If you’d prefer to avoid the holiday hoopla altogether, never fear. There are plenty of events to entertain you with nary a jingle bell.
< SIFF Cinema Uptown makes its grand reopening this weekend, screening a new documentary about the legendary Julia Child and the reportedly gonzo House of Gucci, starring Lady Gaga.
< Former U.S. Poet Laureate Rita Dove makes a virtual visit to Seattle Arts & Lectures (Dec. 3, 7:30 p.m.) to mark her first collection in 12 years: Playlist for the Apocalypse, which is getting rave reviews for its timely perspective and lush lyrical lines.
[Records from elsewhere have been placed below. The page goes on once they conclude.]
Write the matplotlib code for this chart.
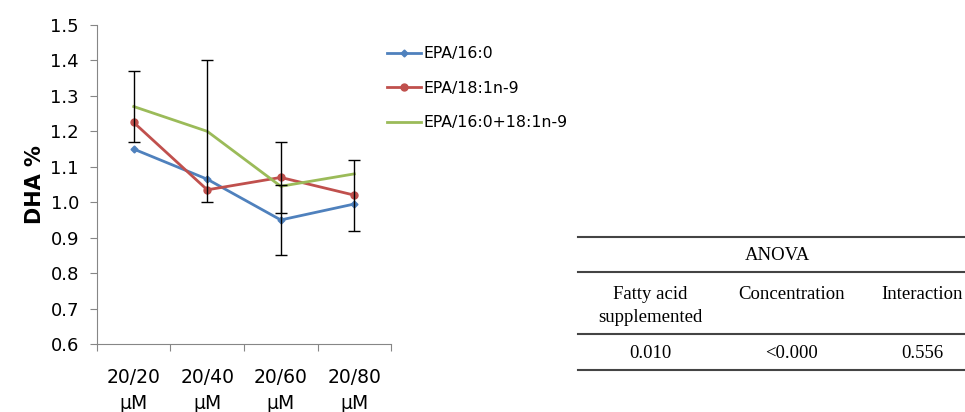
import numpy as np
import matplotlib.pyplot as plt
from matplotlib.lines import Line2D

# concentrations (EPA/other fatty acid)
categories = ["20/20\nμM", "20/40\nμM", "20/60\nμM", "20/80\nμM"]
series_names = ["EPA/16:0", "EPA/18:1n-9", "EPA/16:0+18:1n-9"]

dha_16_0 = [1.15, 1.065, 0.95, 0.995]
dha_18_1 = [1.225, 1.035, 1.07, 1.02]
dha_mix = [1.27, 1.20, 1.045, 1.08]

# standard errors (0 = not shown)
err_16_0 = [0, 0, 0.10, 0]
err_18_1 = [0, 0, 0.10, 0.10]
err_mix = [0.10, 0.20, 0, 0]

anova_head = ["Fatty acid\nsupplemented", "Concentration", "Interaction"]
anova_vals = ["0.010", "<0.000", "0.556"]

colors = ["#4F81BD", "#C0504D", "#9BBB59"]
markers = ["D", "o", None]
msizes = [3.5, 5, 0]

fig = plt.figure(figsize=(9.65, 4.12), dpi=100)
ax = fig.add_axes([0.1005, 0.165, 0.3047, 0.7743])

x = np.arange(len(categories))
all_vals = [dha_16_0, dha_18_1, dha_mix]
all_errs = [err_16_0, err_18_1, err_mix]

handles = []
for vals, errs, c, m, ms, name in zip(all_vals, all_errs, colors, markers, msizes, series_names):
    ln, = ax.plot(x, vals, color=c, lw=2, marker=m, ms=ms, label=name, zorder=3)
    handles.append(ln)
    errs = np.array(errs)
    idx = errs > 0
    ax.errorbar(x[idx], np.array(vals)[idx], yerr=errs[idx], fmt="none",
                ecolor="black", elinewidth=1, capsize=4, capthick=1, zorder=4)

ax.set_xlim(-0.5, 3.5)
ax.set_ylim(0.6, 1.5)
ax.set_yticks(np.arange(0.6, 1.51, 0.1))
ax.set_yticklabels([f"{v:.1f}" for v in np.arange(0.6, 1.51, 0.1)], fontsize=13)
ax.set_xticks(np.arange(-0.5, 3.6, 1))
ax.set_xticklabels([])
ax.set_xticks(x, minor=True)
ax.set_xticklabels(categories, minor=True, fontsize=13.5, linespacing=1.5)
ax.tick_params(axis="x", which="minor", length=0, pad=17)
ax.tick_params(axis="x", which="major", length=5, color="#868686")
ax.tick_params(axis="y", length=5, color="#868686", pad=8)
ax.set_ylabel("DHA %", fontsize=15, fontweight="bold", labelpad=4)
for s in ["top", "right"]:
    ax.spines[s].set_visible(False)
for s in ["left", "bottom"]:
    ax.spines[s].set_color("#868686")

fig.legend(handles=handles, loc="upper left", bbox_to_anchor=(0.401, 0.888),
           frameon=False, fontsize=11.3, borderpad=0, borderaxespad=0,
           handlelength=2.2, handletextpad=0.15, labelspacing=1.25)

# ANOVA table
serif = "Liberation Serif"
x0, x1 = 578 / 965, 1.0
for yp in [237, 272, 334, 370]:
    fig.add_artist(Line2D([x0, x1], [1 - yp / 412] * 2, color="#444444", lw=1.5))
fig.text(777 / 965, 1 - 256 / 412, "ANOVA", ha="center", va="center",
         fontsize=13.5, family=serif)
col_x = [650, 792, 922]
for cx, h, v in zip(col_x, anova_head, anova_vals):
    fig.text(cx / 965, 1 - 286 / 412, h, ha="center", va="top",
             fontsize=13.5, family=serif, linespacing=1.45)
    fig.text(cx / 965, 1 - 354 / 412, v, ha="center", va="center",
             fontsize=13.5, family=serif)

fig.savefig("out.png", dpi=100)
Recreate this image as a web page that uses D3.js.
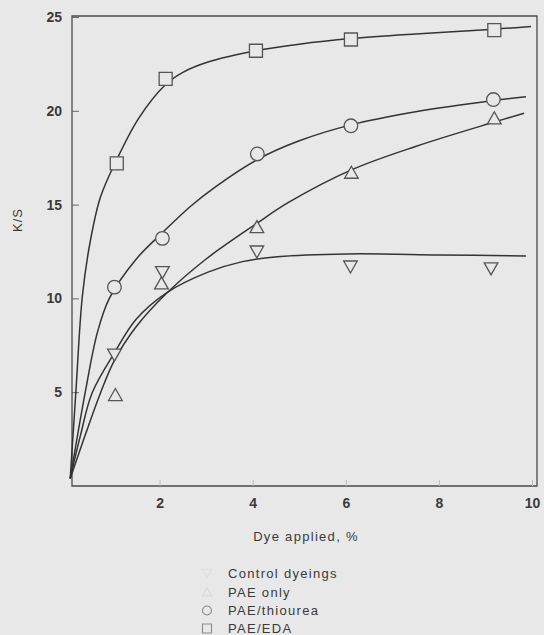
<!DOCTYPE html>
<html>
<head>
<meta charset="utf-8">
<script src="https://cdn.jsdelivr.net/npm/d3@7"></script>
<style>
  html, body { margin: 0; padding: 0; background: #e8e8e8; }
  svg { display: block; }
  text { font-family: "Liberation Sans", Arial, sans-serif; fill: #3a3a3a; }
</style>
</head>
<body>
<script>
// ---- data ----
const xTicks = [2, 4, 6, 8, 10];
const yTicks = [5, 10, 15, 20, 25];
const seriesNames = ["Control dyeings", "PAE only", "PAE/thiourea", "PAE/EDA"];
const seriesSymbols = ["triangleDown", "triangleUp", "circle", "square"];

// measured points (dye applied %, K/S)
const controlX = [1.03, 2.06, 4.09, 6.10, 9.12];
const controlY = [7.0, 11.4, 12.5, 11.7, 11.6];
const paeOnlyX = [1.05, 2.04, 4.09, 6.12, 9.19];
const paeOnlyY = [4.85, 10.8, 13.8, 16.7, 19.6];
const thioureaX = [1.03, 2.06, 4.10, 6.11, 9.17];
const thioureaY = [10.6, 13.2, 17.7, 19.2, 20.6];
const edaX = [1.08, 2.13, 4.07, 6.11, 9.19];
const edaY = [17.2, 21.7, 23.2, 23.8, 24.3];

// fitted curves as drawn
const controlCurveX = [0.08, 0.3, 0.55, 1.03, 1.5, 2.15, 3.04, 3.78, 4.53, 6.03, 8.0, 9.87];
const controlCurveY = [0.4, 2.7, 4.96, 7.1, 8.9, 10.3, 11.4, 11.96, 12.22, 12.37, 12.32, 12.26];
const paeOnlyCurveX = [0.08, 0.4, 0.73, 1.03, 1.5, 2.15, 3.0, 4.09, 4.76, 6.12, 7.5, 9.19, 9.83];
const paeOnlyCurveY = [0.4, 2.7, 4.96, 6.7, 8.5, 10.27, 12.1, 14.0, 15.1, 16.85, 18.1, 19.4, 19.87];
const thioureaCurveX = [0.08, 0.4, 0.66, 0.92, 1.5, 2.06, 2.66, 3.2, 4.1, 5.0, 6.11, 7.5, 9.17, 9.87];
const thioureaCurveY = [0.4, 4.96, 8.15, 10.0, 12.1, 13.5, 14.9, 15.95, 17.4, 18.4, 19.25, 19.95, 20.55, 20.75];
const edaCurveX = [0.08, 0.2, 0.34, 0.5, 0.73, 1.08, 1.55, 2.13, 2.5, 3.04, 4.07, 5.0, 6.11, 7.5, 9.19, 9.98];
const edaCurveY = [0.4, 4.96, 10.1, 12.9, 15.4, 17.4, 19.6, 21.4, 22.05, 22.6, 23.2, 23.55, 23.85, 24.1, 24.35, 24.5];

const W = 544, H = 635;
const bg = "#e8e8e8";
const svg = d3.select("body").append("svg").attr("width", W).attr("height", H);
svg.append("rect").attr("width", W).attr("height", H).attr("fill", bg);

const x = d3.scaleLinear().domain([0, 10]).range([66.5, 532]);
const y = d3.scaleLinear().domain([0, 25]).range([486, 17]);
const frame = { left: 72, right: 537, top: 16, bottom: 486 };

// frame
svg.append("path")
  .attr("d", `M${frame.left},${frame.top}H${frame.right}V${frame.bottom}H${frame.left}Z`)
  .attr("fill", "none").attr("stroke", "#4a4a4a").attr("stroke-width", 1.3);

// axes
const yAxis = svg.append("g").attr("transform", `translate(${frame.left},0)`)
  .call(d3.axisLeft(y).tickValues(yTicks).tickSizeInner(-7).tickSizeOuter(0).tickPadding(10));
yAxis.select(".domain").remove();
yAxis.selectAll("line").attr("stroke", "#666").attr("stroke-width", 1);
yAxis.selectAll("text").attr("font-size", 14).attr("font-weight", "bold")
  .attr("font-family", "Liberation Sans, Arial, sans-serif").attr("fill", "#3a3a3a");

const xAxis = svg.append("g").attr("transform", `translate(0,${frame.bottom})`)
  .call(d3.axisBottom(x).tickValues(xTicks).tickSizeInner(-6).tickSizeOuter(0).tickPadding(12));
xAxis.select(".domain").remove();
xAxis.selectAll("line").attr("stroke", "#bbb").attr("stroke-width", 1);
xAxis.selectAll("text").attr("font-size", 14).attr("font-weight", "bold")
  .attr("font-family", "Liberation Sans, Arial, sans-serif").attr("fill", "#3a3a3a");

// axis titles
svg.append("text").attr("transform", "translate(22,220) rotate(-90)")
  .attr("text-anchor", "middle").attr("font-size", 13).attr("letter-spacing", "1px")
  .text("K/S");
svg.append("text").attr("x", 306).attr("y", 541)
  .attr("text-anchor", "middle").attr("font-size", 13).attr("letter-spacing", "1.3px")
  .text("Dye applied, %");

// curves
const line = d3.line().x(d => x(d[0])).y(d => y(d[1])).curve(d3.curveCatmullRom.alpha(0.5));
const curves = [
  d3.zip(controlCurveX, controlCurveY),
  d3.zip(paeOnlyCurveX, paeOnlyCurveY),
  d3.zip(thioureaCurveX, thioureaCurveY),
  d3.zip(edaCurveX, edaCurveY)
];
svg.append("g").selectAll("path").data(curves).join("path")
  .attr("d", line).attr("fill", "none").attr("stroke", "#333").attr("stroke-width", 1.5);

// markers
function symbolPath(kind, s) {
  if (kind === "square") return `M${-s},${-s}H${s}V${s}H${-s}Z`;
  if (kind === "circle") return `M${-s},0A${s},${s} 0 1,0 ${s},0A${s},${s} 0 1,0 ${-s},0Z`;
  if (kind === "triangleUp") return `M0,${-s}L${s * 1.05},${s * 0.85}L${-s * 1.05},${s * 0.85}Z`;
  if (kind === "triangleDown") return `M0,${s}L${s * 1.05},${-s * 0.85}L${-s * 1.05},${-s * 0.85}Z`;
}
const pointSets = [
  d3.zip(controlX, controlY),
  d3.zip(paeOnlyX, paeOnlyY),
  d3.zip(thioureaX, thioureaY),
  d3.zip(edaX, edaY)
];
const sizes = { square: 6.5, circle: 6.8, triangleUp: 6.5, triangleDown: 6.5 };
pointSets.forEach((pts, i) => {
  const kind = seriesSymbols[i];
  svg.append("g").selectAll("path").data(pts).join("path")
    .attr("transform", d => `translate(${x(d[0])},${y(d[1])})`)
    .attr("d", symbolPath(kind, sizes[kind]))
    .attr("fill", bg).attr("stroke", "#555").attr("stroke-width", 1.3);
});

// legend
const legendRows = [573, 592, 610.5, 628.5];
const legendStroke = ["#dedede", "#d8d8d8", "#8a8a8a", "#8a8a8a"];
const lg = svg.append("g");
seriesNames.forEach((name, i) => {
  lg.append("path")
    .attr("transform", `translate(207,${legendRows[i]})`)
    .attr("d", symbolPath(seriesSymbols[i], 4.5))
    .attr("fill", "none").attr("stroke", legendStroke[i]).attr("stroke-width", 1.1);
  lg.append("text").attr("x", 228).attr("y", legendRows[i] + 4.6)
    .attr("font-size", 13).attr("letter-spacing", "1.3px").attr("fill", "#3a3a3a")
    .text(name);
});
</script>
</body>
</html>
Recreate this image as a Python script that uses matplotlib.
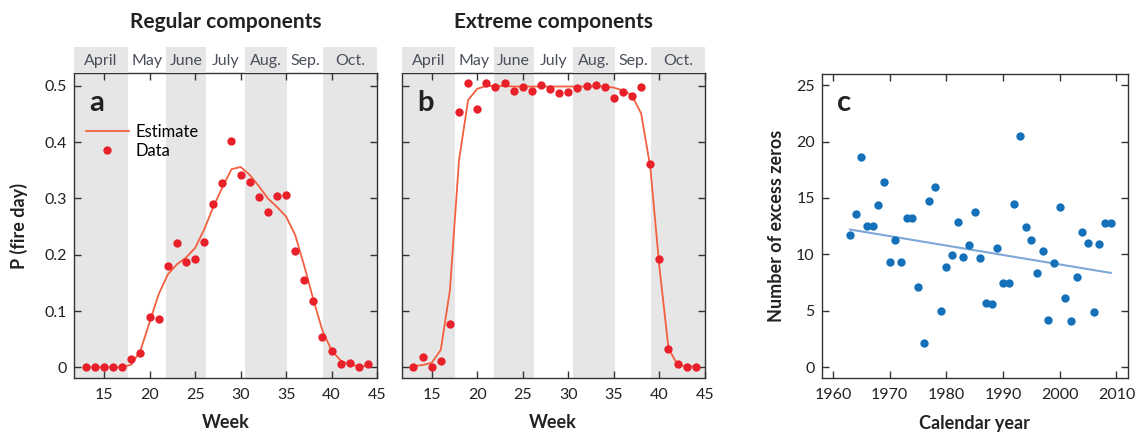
import matplotlib
matplotlib.use("Agg")
import matplotlib.pyplot as plt
import numpy as np

# ---------------- data ----------------
weeks = list(range(13, 45))
reg_data = [0, 0, 0, 0, 0, 0.015, 0.025, 0.09, 0.085, 0.18, 0.221, 0.188, 0.192,
            0.223, 0.291, 0.327, 0.402, 0.341, 0.33, 0.302, 0.276, 0.305, 0.307,
            0.206, 0.156, 0.118, 0.054, 0.029, 0.005, 0.008, 0.0, 0.006]
reg_est = [0, 0, 0, 0, 0, 0.005, 0.03, 0.08, 0.13, 0.165, 0.183, 0.195, 0.212,
           0.245, 0.285, 0.32, 0.352, 0.356, 0.342, 0.322, 0.3, 0.285, 0.268,
           0.235, 0.18, 0.12, 0.065, 0.03, 0.012, 0.005, 0.002, 0.002]
ext_data = [0, 0.018, 0, 0.011, 0.077, 0.454, 0.505, 0.459, 0.505, 0.498, 0.505,
            0.491, 0.498, 0.491, 0.502, 0.495, 0.488, 0.489, 0.497, 0.5, 0.501,
            0.498, 0.479, 0.49, 0.482, 0.499, 0.362, 0.193, 0.033, 0.005, 0, 0]
ext_est = [0.002, 0.004, 0.008, 0.031, 0.137, 0.368, 0.475, 0.495, 0.5, 0.5, 0.5,
           0.499, 0.499, 0.499, 0.499, 0.499, 0.499, 0.499, 0.499, 0.499, 0.499,
           0.499, 0.497, 0.492, 0.483, 0.451, 0.356, 0.179, 0.034, 0.004, 0.002, 0.001]

months = ["April", "May", "June", "July", "Aug.", "Sep.", "Oct."]
month_edges = [11.7, 17.6, 21.8, 26.2, 30.5, 35.1, 39.1, 45.0]
month_shaded = [True, False, True, False, True, False, True]

years = list(range(1963, 2010))
excess_zeros = [11.7, 13.6, 18.6, 12.5, 12.5, 14.4, 16.4, 9.3, 11.3, 9.3, 13.2, 13.2,
                7.1, 2.1, 14.7, 16.0, 5.0, 8.9, 9.9, 12.9, 9.8, 10.8, 13.8, 9.7,
                5.65, 5.6, 10.6, 7.5, 7.5, 14.5, 20.5, 12.4, 11.3, 8.3, 10.3, 4.2,
                9.2, 14.2, 6.1, 4.1, 8.0, 12.0, 11.0, 4.9, 10.9, 12.8, 12.8]
trend_years = [1963, 2009]
trend_vals = [12.2, 8.35]

week_ticks = [15, 20, 25, 30, 35, 40, 45]
p_ticks = [0, 0.1, 0.2, 0.3, 0.4, 0.5]
p_ticklabels = ["0", "0.1", "0.2", "0.3", "0.4", "0.5"]
year_ticks = [1960, 1970, 1980, 1990, 2000, 2010]
zero_ticks = [0, 5, 10, 15, 20, 25]

# ---------------- style ----------------
plt.rcParams['font.family'] = ['Lato', 'DejaVu Sans']

RED = "#e8202a"
EST = "#f2603f"
BLUE = "#1470b8"
TREND = "#7ea6d6"
SHADE = "#e6e6e6"
SPINE = "#333333"
TXT = "#222222"

fig = plt.figure(figsize=(11.41, 4.32), dpi=100)

def style_axes(ax):
    for s in ax.spines.values():
        s.set_color(SPINE)
        s.set_linewidth(1.0)
    ax.tick_params(direction="in", top=True, right=True, length=5, width=1,
                   color=SPINE, labelsize=11.5, labelcolor=TXT)
    ax.tick_params(axis="x", pad=7)
    ax.tick_params(axis="y", pad=5)

def week_panel(rect, est, data, letter, title, ylabels):
    ax = fig.add_axes(rect)
    for i in range(len(months)):
        if month_shaded[i]:
            ax.axvspan(month_edges[i], month_edges[i + 1], color=SHADE, lw=0, zorder=0)
    ax.plot(weeks, est, color=EST, lw=1.3, zorder=2, label="Estimate")
    ax.plot(weeks, data, "o", color=RED, ms=6, mec="none", zorder=3, label="Data")
    ax.set_xlim(11.7, 45.0)
    ax.set_ylim(-0.019, 0.523)
    ax.set_xticks(week_ticks)
    ax.set_yticks(p_ticks)
    if ylabels:
        ax.set_yticklabels(p_ticklabels)
        ax.set_ylabel("P (fire day)", fontsize=13, fontweight="bold", color=TXT, labelpad=12)
    else:
        ax.set_yticklabels([])
    ax.set_xlabel("Week", fontsize=13, fontweight="bold", color=TXT, labelpad=9)
    style_axes(ax)
    ax.text(0.05, 0.875, letter, transform=ax.transAxes, fontsize=21,
            fontweight="bold", color=TXT)
    # header band with months
    hx = fig.add_axes([rect[0], rect[1] + rect[3], rect[2], 0.060])
    hx.set_xlim(ax.get_xlim())
    hx.set_ylim(0, 1)
    for i in range(len(months)):
        if month_shaded[i]:
            hx.axvspan(month_edges[i], month_edges[i + 1], color=SHADE, lw=0)
        hx.text((month_edges[i] + month_edges[i + 1]) / 2, 0.47, months[i],
                ha="center", va="center", fontsize=11.5, color="#4b4f5c")
    hx.axis("off")
    hx.set_title(title, fontsize=15, fontweight="bold", color=TXT, pad=14)
    return ax

ax_a = week_panel([0.0649, 0.125, 0.2656, 0.706], reg_est, reg_data, "a",
                  "Regular components", True)
ax_a.legend(loc="upper left", bbox_to_anchor=(0.0, 0.87), frameon=False,
            fontsize=12, handlelength=2.6, handletextpad=0.4,
            labelspacing=0.15, borderaxespad=0.3)
ax_b = week_panel([0.352, 0.125, 0.2658, 0.706], ext_est, ext_data, "b",
                  "Extreme components", False)

# panel c
ax_c = fig.add_axes([0.7202, 0.1243, 0.2682, 0.7044])
ax_c.plot(trend_years, trend_vals, color=TREND, lw=1.5, zorder=2)
ax_c.plot(years, excess_zeros, "o", color=BLUE, ms=6, mec="none", zorder=3)
ax_c.set_xlim(1958, 2012)
ax_c.set_ylim(-1, 26)
ax_c.set_xticks(year_ticks)
ax_c.set_yticks(zero_ticks)
ax_c.set_xlabel("Calendar year", fontsize=13, fontweight="bold", color=TXT, labelpad=9)
ax_c.set_ylabel("Number of excess zeros", fontsize=13, fontweight="bold", color=TXT, labelpad=8)
style_axes(ax_c)
ax_c.text(0.05, 0.88, "c", transform=ax_c.transAxes, fontsize=21,
          fontweight="bold", color=TXT)

fig.savefig("out.png", dpi=100)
She will be joined in conversation by Seattle poet extraordinaire Anastacia-Renee — a combination that will surely spark literary wonders.
< It’s the last weekend to see a couple of excellent gallery shows in Georgetown: a retrospective of photographs by Northwest photographers Marsha Burns and Robert Wade, at Koplin del Rio (through Dec. 4), and Ghost Garment Garden (at Studio e through Dec. 4), a bright, fresh and funny collection of figurative ceramics by Seattle artist Emily Counts, who celebrates the “intrinsic magic of grandmothers” by way of women with bold sweaters, firm stances and all-knowing eyes.
< Also in Georgetown, event producer and marimba maven Erin Jorgensen is putting on an immersive music event called Timber: A sound + light experience (Dec. 2, 4-5 at Base Experimental Arts Space), which features six percussion artists playing tuned 2x4s (yes, as in lumber) and a shifting light display, resulting in what she calls a “DIY laser dome” that will send you into a “gentle audiovisual trance.”
< Finally, at Town Hall Seattle, talented Seattle musicians Ben Hunter & Joe Seamons present Redefining Protest through Music (Dec. 7, 7:30 p.m., in-person and livestreamed), a concert of roots music that reflects protest movements from around the globe and across time.